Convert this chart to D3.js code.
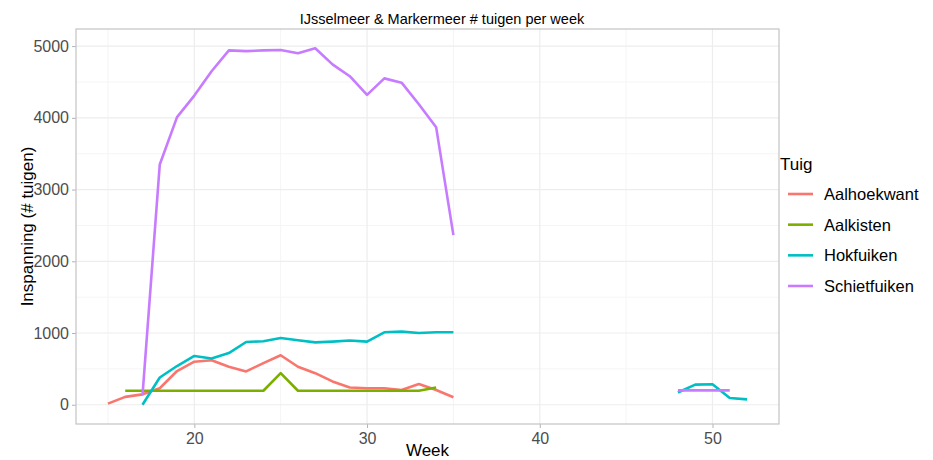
<!DOCTYPE html>
<html>
<head>
<meta charset="utf-8">
<script src="https://cdn.jsdelivr.net/npm/d3@7"></script>
<style>
  body { margin: 0; background: #fff; }
  svg text { font-family: "Liberation Sans", Arial, sans-serif; }
</style>
</head>
<body>
<svg id="chart"></svg>
<script>
// weeks with data (gap between 35 and 48)
const weeks = [15, 16, 17, 18, 19, 20, 21, 22, 23, 24, 25, 26, 27, 28, 29, 30, 31, 32, 33, 34, 35, 48, 49, 50, 51, 52];

const seriesNames = ["Aalhoekwant", "Aalkisten", "Hokfuiken", "Schietfuiken"];
const seriesColors = ["#F8766D", "#7CAE00", "#00BFC4", "#C77CFF"];

const aalhoekwant = [15, 110, 145, 230, 470, 600, 620, 530, 465, 580, 690, 530, 440, 325, 240, 230, 230, 205, 290, 205, 105, null, null, null, null, null];
const aalkisten = [null, 195, 195, 195, 195, 195, 195, 195, 195, 195, 440, 195, 195, 195, 195, 195, 195, 195, 195, 240, null, null, null, null, null, null];
const hokfuiken = [null, null, 0, 380, 540, 680, 645, 720, 875, 885, 930, 900, 870, 880, 895, 880, 1010, 1020, 1000, 1010, 1010, 170, 280, 285, 95, 75];
const schietfuiken = [null, null, 130, 3350, 4010, 4310, 4650, 4940, 4930, 4940, 4945, 4900, 4970, 4745, 4580, 4320, 4550, 4490, 4190, 3870, 2365, 200, 200, 200, 200, null];

const xTicks = [20, 30, 40, 50];
const xMinor = [15, 25, 35, 45];
const yTicks = [0, 1000, 2000, 3000, 4000, 5000];
const yMinor = [500, 1500, 2500, 3500, 4500];

const config = {
    width: 933,
    height: 460,
    margin: { top: 29, bottom: 36, left: 76, right: 154 }
};

const svg = d3.select('#chart')
    .attr('width', config.width)
    .attr('height', config.height);

const innerW = config.width - config.margin.left - config.margin.right;
const innerH = config.height - config.margin.top - config.margin.bottom;

const chart = svg.append('g')
    .attr('transform', `translate(${config.margin.left},${config.margin.top})`);

// scales (ggplot-style 5% expansion)
const xMin = 15, xMax = 52;
const xPad = (xMax - xMin) * 0.05;
const xScale = d3.scaleLinear()
    .domain([xMin - xPad, xMax + xPad])
    .range([0, innerW]);

const yMax = 4970;
const yPad = yMax * 0.05;
const yScale = d3.scaleLinear()
    .domain([-yPad - 20, yMax + yPad + 20])
    .range([innerH, 0]);

// grid
chart.selectAll('.grid-minor-x').data(xMinor).join('line')
    .attr('x1', d => xScale(d)).attr('x2', d => xScale(d))
    .attr('y1', 0).attr('y2', innerH)
    .attr('stroke', '#f5f5f5').attr('stroke-width', 1);
chart.selectAll('.grid-minor-y').data(yMinor).join('line')
    .attr('x1', 0).attr('x2', innerW)
    .attr('y1', d => yScale(d)).attr('y2', d => yScale(d))
    .attr('stroke', '#f5f5f5').attr('stroke-width', 1);
chart.selectAll('.grid-major-x').data(xTicks).join('line')
    .attr('x1', d => xScale(d)).attr('x2', d => xScale(d))
    .attr('y1', 0).attr('y2', innerH)
    .attr('stroke', '#ededed').attr('stroke-width', 1.2);
chart.selectAll('.grid-major-y').data(yTicks).join('line')
    .attr('x1', 0).attr('x2', innerW)
    .attr('y1', d => yScale(d)).attr('y2', d => yScale(d))
    .attr('stroke', '#ededed').attr('stroke-width', 1.2);

// axes
const xAxis = d3.axisBottom(xScale).tickValues(xTicks).tickFormat(d3.format('d'))
    .tickSize(4).tickSizeOuter(0).tickPadding(5);
const yAxis = d3.axisLeft(yScale).tickValues(yTicks).tickFormat(d3.format('d'))
    .tickSize(4).tickSizeOuter(0).tickPadding(3);

const xAxisGroup = chart.append('g')
    .attr('transform', `translate(0,${innerH})`)
    .call(xAxis);
const yAxisGroup = chart.append('g').call(yAxis);

[xAxisGroup, yAxisGroup].forEach(g => {
    g.attr('font-size', 16).attr('font-family', '"Liberation Sans", Arial, sans-serif');
    g.select('.domain').remove();
    g.selectAll('.tick line').attr('stroke', '#b3b3b3');
    g.selectAll('.tick text').attr('fill', '#4d4d4d');
});

// lines
const allSeries = [aalhoekwant, aalkisten, hokfuiken, schietfuiken];
const line = d3.line()
    .defined(d => d.v !== null)
    .x(d => xScale(d.w))
    .y(d => yScale(d.v));

allSeries.forEach((vals, i) => {
    // split into runs of consecutive weeks
    let runs = [], cur = [];
    weeks.forEach((w, j) => {
        if (cur.length && w - cur[cur.length - 1].w > 1) { runs.push(cur); cur = []; }
        cur.push({ w: w, v: vals[j] });
    });
    runs.push(cur);
    runs.forEach(run => {
        chart.append('path')
            .datum(run)
            .attr('fill', 'none')
            .attr('stroke', seriesColors[i])
            .attr('stroke-width', 2.6)
            .attr('stroke-linejoin', 'round')
            .attr('d', line);
    });
});

// panel border
chart.append('rect')
    .attr('width', innerW).attr('height', innerH)
    .attr('fill', 'none')
    .attr('stroke', '#c4c4c4').attr('stroke-width', 1.2);

// titles
svg.append('text')
    .attr('x', 442).attr('y', 24)
    .attr('text-anchor', 'middle')
    .attr('font-size', '14.5px')
    .text('IJsselmeer & Markermeer # tuigen per week');

svg.append('text')
    .attr('x', config.margin.left + innerW / 2)
    .attr('y', 456)
    .attr('text-anchor', 'middle')
    .attr('font-size', '17px')
    .text('Week');

const yTitle = svg.append('text')
    .attr('text-anchor', 'middle')
    .attr('font-size', '17px')
    .attr('x', 33)
    .attr('y', config.margin.top + innerH / 2)
    .text('Inspanning (# tuigen)');
yTitle.attr('transform', `rotate(270, ${yTitle.attr('x')}, ${yTitle.attr('y')})`);

// legend
const legend = svg.append('g').attr('transform', 'translate(780,0)');
legend.append('text')
    .attr('x', 0).attr('y', 170)
    .attr('font-size', '17px')
    .text('Tuig');

const legendY = d3.scalePoint().domain(seriesNames).range([194, 286]);
const items = legend.selectAll('.legend-item').data(seriesNames).join('g')
    .attr('transform', d => `translate(0,${legendY(d)})`);
items.append('line')
    .attr('x1', 8).attr('x2', 33)
    .attr('stroke', (d, i) => seriesColors[i])
    .attr('stroke-width', 2.6);
items.append('text')
    .attr('x', 44).attr('y', 6)
    .attr('font-size', '16.5px')
    .text(d => d);
</script>
</body>
</html>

### WHAT IS EXPECTED:
Return each line from the material above exactly, but not the pictures.

### EXERCISE SOLUTION:
Convert this chart to D3.js code.
<!DOCTYPE html>
<html>
<head>
<meta charset="utf-8">
<script src="https://cdn.jsdelivr.net/npm/d3@7"></script>
<style>
  body { margin: 0; background: #fff; }
  svg text { font-family: "Liberation Sans", Arial, sans-serif; }
</style>
</head>
<body>
<svg id="chart"></svg>
<script>
// weeks with data (gap between 35 and 48)
const weeks = [15, 16, 17, 18, 19, 20, 21, 22, 23, 24, 25, 26, 27, 28, 29, 30, 31, 32, 33, 34, 35, 48, 49, 50, 51, 52];

const seriesNames = ["Aalhoekwant", "Aalkisten", "Hokfuiken", "Schietfuiken"];
const seriesColors = ["#F8766D", "#7CAE00", "#00BFC4", "#C77CFF"];

const aalhoekwant = [15, 110, 145, 230, 470, 600, 620, 530, 465, 580, 690, 530, 440, 325, 240, 230, 230, 205, 290, 205, 105, null, null, null, null, null];
const aalkisten = [null, 195, 195, 195, 195, 195, 195, 195, 195, 195, 440, 195, 195, 195, 195, 195, 195, 195, 195, 240, null, null, null, null, null, null];
const hokfuiken = [null, null, 0, 380, 540, 680, 645, 720, 875, 885, 930, 900, 870, 880, 895, 880, 1010, 1020, 1000, 1010, 1010, 170, 280, 285, 95, 75];
const schietfuiken = [null, null, 130, 3350, 4010, 4310, 4650, 4940, 4930, 4940, 4945, 4900, 4970, 4745, 4580, 4320, 4550, 4490, 4190, 3870, 2365, 200, 200, 200, 200, null];

const xTicks = [20, 30, 40, 50];
const xMinor = [15, 25, 35, 45];
const yTicks = [0, 1000, 2000, 3000, 4000, 5000];
const yMinor = [500, 1500, 2500, 3500, 4500];

const config = {
    width: 933,
    height: 460,
    margin: { top: 29, bottom: 36, left: 76, right: 154 }
};

const svg = d3.select('#chart')
    .attr('width', config.width)
    .attr('height', config.height);

const innerW = config.width - config.margin.left - config.margin.right;
const innerH = config.height - config.margin.top - config.margin.bottom;

const chart = svg.append('g')
    .attr('transform', `translate(${config.margin.left},${config.margin.top})`);

// scales (ggplot-style 5% expansion)
const xMin = 15, xMax = 52;
const xPad = (xMax - xMin) * 0.05;
const xScale = d3.scaleLinear()
    .domain([xMin - xPad, xMax + xPad])
    .range([0, innerW]);

const yMax = 4970;
const yPad = yMax * 0.05;
const yScale = d3.scaleLinear()
    .domain([-yPad - 20, yMax + yPad + 20])
    .range([innerH, 0]);

// grid
chart.selectAll('.grid-minor-x').data(xMinor).join('line')
    .attr('x1', d => xScale(d)).attr('x2', d => xScale(d))
    .attr('y1', 0).attr('y2', innerH)
    .attr('stroke', '#f5f5f5').attr('stroke-width', 1);
chart.selectAll('.grid-minor-y').data(yMinor).join('line')
    .attr('x1', 0).attr('x2', innerW)
    .attr('y1', d => yScale(d)).attr('y2', d => yScale(d))
    .attr('stroke', '#f5f5f5').attr('stroke-width', 1);
chart.selectAll('.grid-major-x').data(xTicks).join('line')
    .attr('x1', d => xScale(d)).attr('x2', d => xScale(d))
    .attr('y1', 0).attr('y2', innerH)
    .attr('stroke', '#ededed').attr('stroke-width', 1.2);
chart.selectAll('.grid-major-y').data(yTicks).join('line')
    .attr('x1', 0).attr('x2', innerW)
    .attr('y1', d => yScale(d)).attr('y2', d => yScale(d))
    .attr('stroke', '#ededed').attr('stroke-width', 1.2);

// axes
const xAxis = d3.axisBottom(xScale).tickValues(xTicks).tickFormat(d3.format('d'))
    .tickSize(4).tickSizeOuter(0).tickPadding(5);
const yAxis = d3.axisLeft(yScale).tickValues(yTicks).tickFormat(d3.format('d'))
    .tickSize(4).tickSizeOuter(0).tickPadding(3);

const xAxisGroup = chart.append('g')
    .attr('transform', `translate(0,${innerH})`)
    .call(xAxis);
const yAxisGroup = chart.append('g').call(yAxis);

[xAxisGroup, yAxisGroup].forEach(g => {
    g.attr('font-size', 16).attr('font-family', '"Liberation Sans", Arial, sans-serif');
    g.select('.domain').remove();
    g.selectAll('.tick line').attr('stroke', '#b3b3b3');
    g.selectAll('.tick text').attr('fill', '#4d4d4d');
});

// lines
const allSeries = [aalhoekwant, aalkisten, hokfuiken, schietfuiken];
const line = d3.line()
    .defined(d => d.v !== null)
    .x(d => xScale(d.w))
    .y(d => yScale(d.v));

allSeries.forEach((vals, i) => {
    // split into runs of consecutive weeks
    let runs = [], cur = [];
    weeks.forEach((w, j) => {
        if (cur.length && w - cur[cur.length - 1].w > 1) { runs.push(cur); cur = []; }
        cur.push({ w: w, v: vals[j] });
    });
    runs.push(cur);
    runs.forEach(run => {
        chart.append('path')
            .datum(run)
            .attr('fill', 'none')
            .attr('stroke', seriesColors[i])
            .attr('stroke-width', 2.6)
            .attr('stroke-linejoin', 'round')
            .attr('d', line);
    });
});

// panel border
chart.append('rect')
    .attr('width', innerW).attr('height', innerH)
    .attr('fill', 'none')
    .attr('stroke', '#c4c4c4').attr('stroke-width', 1.2);

// titles
svg.append('text')
    .attr('x', 442).attr('y', 24)
    .attr('text-anchor', 'middle')
    .attr('font-size', '14.5px')
    .text('IJsselmeer & Markermeer # tuigen per week');

svg.append('text')
    .attr('x', config.margin.left + innerW / 2)
    .attr('y', 456)
    .attr('text-anchor', 'middle')
    .attr('font-size', '17px')
    .text('Week');

const yTitle = svg.append('text')
    .attr('text-anchor', 'middle')
    .attr('font-size', '17px')
    .attr('x', 33)
    .attr('y', config.margin.top + innerH / 2)
    .text('Inspanning (# tuigen)');
yTitle.attr('transform', `rotate(270, ${yTitle.attr('x')}, ${yTitle.attr('y')})`);

// legend
const legend = svg.append('g').attr('transform', 'translate(780,0)');
legend.append('text')
    .attr('x', 0).attr('y', 170)
    .attr('font-size', '17px')
    .text('Tuig');

const legendY = d3.scalePoint().domain(seriesNames).range([194, 286]);
const items = legend.selectAll('.legend-item').data(seriesNames).join('g')
    .attr('transform', d => `translate(0,${legendY(d)})`);
items.append('line')
    .attr('x1', 8).attr('x2', 33)
    .attr('stroke', (d, i) => seriesColors[i])
    .attr('stroke-width', 2.6);
items.append('text')
    .attr('x', 44).attr('y', 6)
    .attr('font-size', '16.5px')
    .text(d => d);
</script>
</body>
</html>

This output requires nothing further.